Repeat exactly the lines from the line with "Write a Python" to the line with "plt.rcParams['font.family'] = ['Liberation", including both, and leave out any pictures.

** BEGIN INPUT MATERIAL **

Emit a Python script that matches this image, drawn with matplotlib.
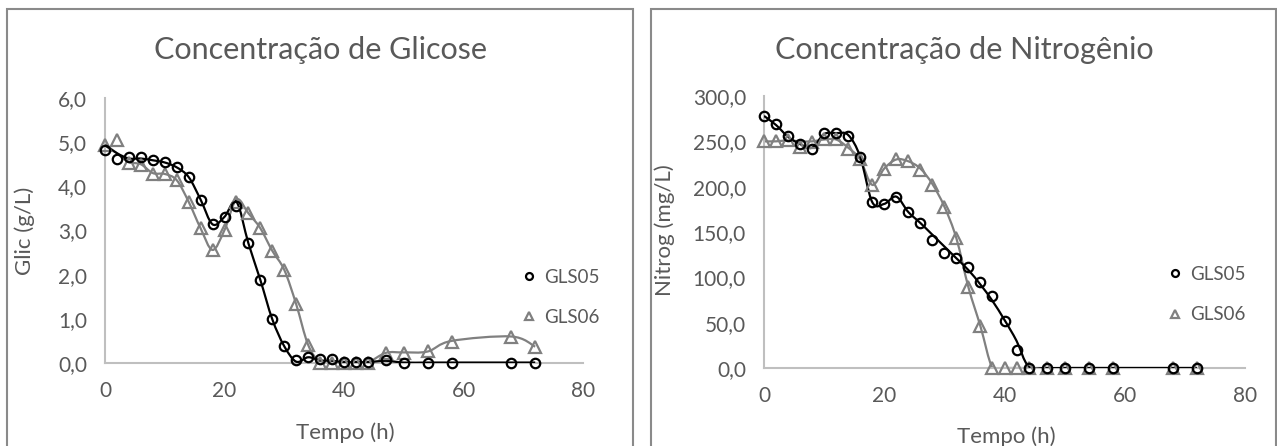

** END INPUT MATERIAL **
** BEGIN INPUT MATERIAL **

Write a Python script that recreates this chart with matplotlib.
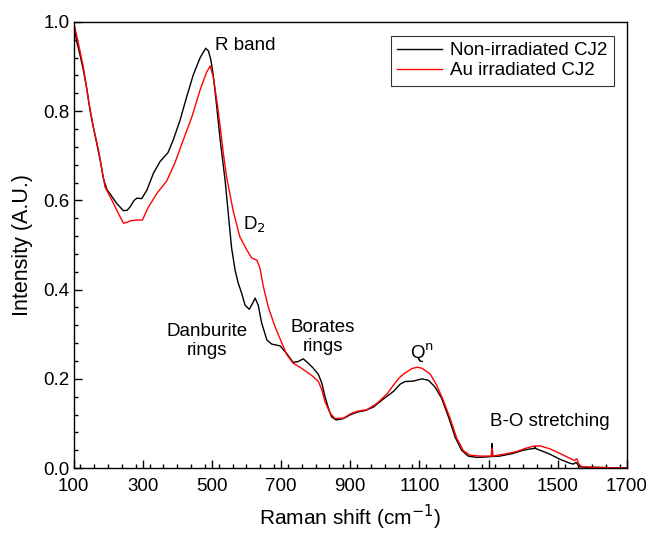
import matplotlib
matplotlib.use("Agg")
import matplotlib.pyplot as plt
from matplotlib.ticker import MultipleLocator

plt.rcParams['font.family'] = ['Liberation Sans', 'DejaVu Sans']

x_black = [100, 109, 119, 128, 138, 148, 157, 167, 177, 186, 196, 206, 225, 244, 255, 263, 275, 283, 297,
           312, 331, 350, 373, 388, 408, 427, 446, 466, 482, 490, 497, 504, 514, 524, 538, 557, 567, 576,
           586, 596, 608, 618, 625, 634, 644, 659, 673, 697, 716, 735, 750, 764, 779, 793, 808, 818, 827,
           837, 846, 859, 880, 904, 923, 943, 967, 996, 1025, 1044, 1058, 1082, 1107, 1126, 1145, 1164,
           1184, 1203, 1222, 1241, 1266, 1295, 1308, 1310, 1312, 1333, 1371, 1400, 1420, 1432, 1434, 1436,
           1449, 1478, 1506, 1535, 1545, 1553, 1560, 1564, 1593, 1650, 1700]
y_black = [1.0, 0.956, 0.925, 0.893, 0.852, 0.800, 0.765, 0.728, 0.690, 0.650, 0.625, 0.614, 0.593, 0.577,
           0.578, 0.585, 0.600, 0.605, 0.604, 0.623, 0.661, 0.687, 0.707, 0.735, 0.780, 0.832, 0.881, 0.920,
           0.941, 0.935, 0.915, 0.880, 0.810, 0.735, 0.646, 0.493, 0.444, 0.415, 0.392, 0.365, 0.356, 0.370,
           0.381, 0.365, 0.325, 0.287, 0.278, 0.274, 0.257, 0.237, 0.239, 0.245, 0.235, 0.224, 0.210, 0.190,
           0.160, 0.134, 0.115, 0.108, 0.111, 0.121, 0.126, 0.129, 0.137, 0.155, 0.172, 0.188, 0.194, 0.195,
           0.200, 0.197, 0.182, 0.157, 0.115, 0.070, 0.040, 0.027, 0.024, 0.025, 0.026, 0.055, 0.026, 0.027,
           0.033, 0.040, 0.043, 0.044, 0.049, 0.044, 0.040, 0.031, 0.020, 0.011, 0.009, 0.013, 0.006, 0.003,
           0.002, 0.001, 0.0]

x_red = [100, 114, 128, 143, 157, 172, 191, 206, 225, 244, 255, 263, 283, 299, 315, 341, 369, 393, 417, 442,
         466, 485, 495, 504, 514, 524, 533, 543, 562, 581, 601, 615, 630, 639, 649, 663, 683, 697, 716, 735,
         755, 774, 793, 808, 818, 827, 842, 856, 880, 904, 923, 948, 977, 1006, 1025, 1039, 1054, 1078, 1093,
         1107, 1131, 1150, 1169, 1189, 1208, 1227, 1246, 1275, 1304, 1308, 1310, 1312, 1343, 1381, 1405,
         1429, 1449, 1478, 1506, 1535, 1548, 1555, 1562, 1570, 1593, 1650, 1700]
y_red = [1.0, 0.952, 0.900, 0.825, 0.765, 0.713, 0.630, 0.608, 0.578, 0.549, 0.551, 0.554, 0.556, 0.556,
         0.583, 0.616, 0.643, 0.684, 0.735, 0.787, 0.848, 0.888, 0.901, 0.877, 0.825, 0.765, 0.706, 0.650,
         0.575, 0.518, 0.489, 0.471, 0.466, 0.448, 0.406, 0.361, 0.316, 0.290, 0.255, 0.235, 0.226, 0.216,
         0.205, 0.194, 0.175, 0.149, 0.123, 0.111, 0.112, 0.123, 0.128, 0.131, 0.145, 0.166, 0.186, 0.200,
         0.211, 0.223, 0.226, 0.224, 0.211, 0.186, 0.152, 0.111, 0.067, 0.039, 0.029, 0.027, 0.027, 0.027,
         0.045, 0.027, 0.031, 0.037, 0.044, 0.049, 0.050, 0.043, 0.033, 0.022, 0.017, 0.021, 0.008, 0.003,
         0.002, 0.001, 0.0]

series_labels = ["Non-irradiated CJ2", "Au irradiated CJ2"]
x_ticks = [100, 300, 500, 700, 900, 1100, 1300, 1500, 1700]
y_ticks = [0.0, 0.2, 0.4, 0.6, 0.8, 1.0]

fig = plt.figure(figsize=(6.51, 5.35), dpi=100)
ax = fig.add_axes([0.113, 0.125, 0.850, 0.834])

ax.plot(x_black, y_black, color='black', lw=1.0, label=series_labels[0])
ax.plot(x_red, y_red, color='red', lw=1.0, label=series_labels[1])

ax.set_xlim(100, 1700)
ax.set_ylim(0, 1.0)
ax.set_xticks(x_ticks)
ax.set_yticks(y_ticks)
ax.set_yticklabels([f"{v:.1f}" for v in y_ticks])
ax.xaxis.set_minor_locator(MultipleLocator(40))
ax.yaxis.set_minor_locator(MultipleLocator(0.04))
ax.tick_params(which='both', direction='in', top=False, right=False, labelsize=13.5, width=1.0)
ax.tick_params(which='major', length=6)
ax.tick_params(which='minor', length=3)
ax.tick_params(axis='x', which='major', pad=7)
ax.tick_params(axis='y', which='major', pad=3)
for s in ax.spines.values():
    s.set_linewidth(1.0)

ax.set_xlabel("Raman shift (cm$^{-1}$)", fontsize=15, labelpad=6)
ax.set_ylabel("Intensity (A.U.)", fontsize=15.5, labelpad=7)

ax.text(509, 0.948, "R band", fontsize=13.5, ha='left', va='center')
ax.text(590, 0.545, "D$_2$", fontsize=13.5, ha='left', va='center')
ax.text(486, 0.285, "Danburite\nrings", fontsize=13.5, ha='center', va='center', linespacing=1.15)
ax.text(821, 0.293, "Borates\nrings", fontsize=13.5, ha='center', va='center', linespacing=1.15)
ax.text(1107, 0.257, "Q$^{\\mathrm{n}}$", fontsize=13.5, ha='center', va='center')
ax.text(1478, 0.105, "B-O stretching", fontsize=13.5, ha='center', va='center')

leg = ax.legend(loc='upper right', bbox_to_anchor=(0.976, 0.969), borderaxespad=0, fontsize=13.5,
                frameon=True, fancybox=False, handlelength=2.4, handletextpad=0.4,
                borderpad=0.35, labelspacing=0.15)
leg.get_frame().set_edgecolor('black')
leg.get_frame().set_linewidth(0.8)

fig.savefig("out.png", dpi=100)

** END INPUT MATERIAL **

RESULT:
Write a Python script that recreates this chart with matplotlib.
import matplotlib
matplotlib.use("Agg")
import matplotlib.pyplot as plt
from matplotlib.ticker import MultipleLocator

plt.rcParams['font.family'] = ['Liberation Sans', 'DejaVu Sans']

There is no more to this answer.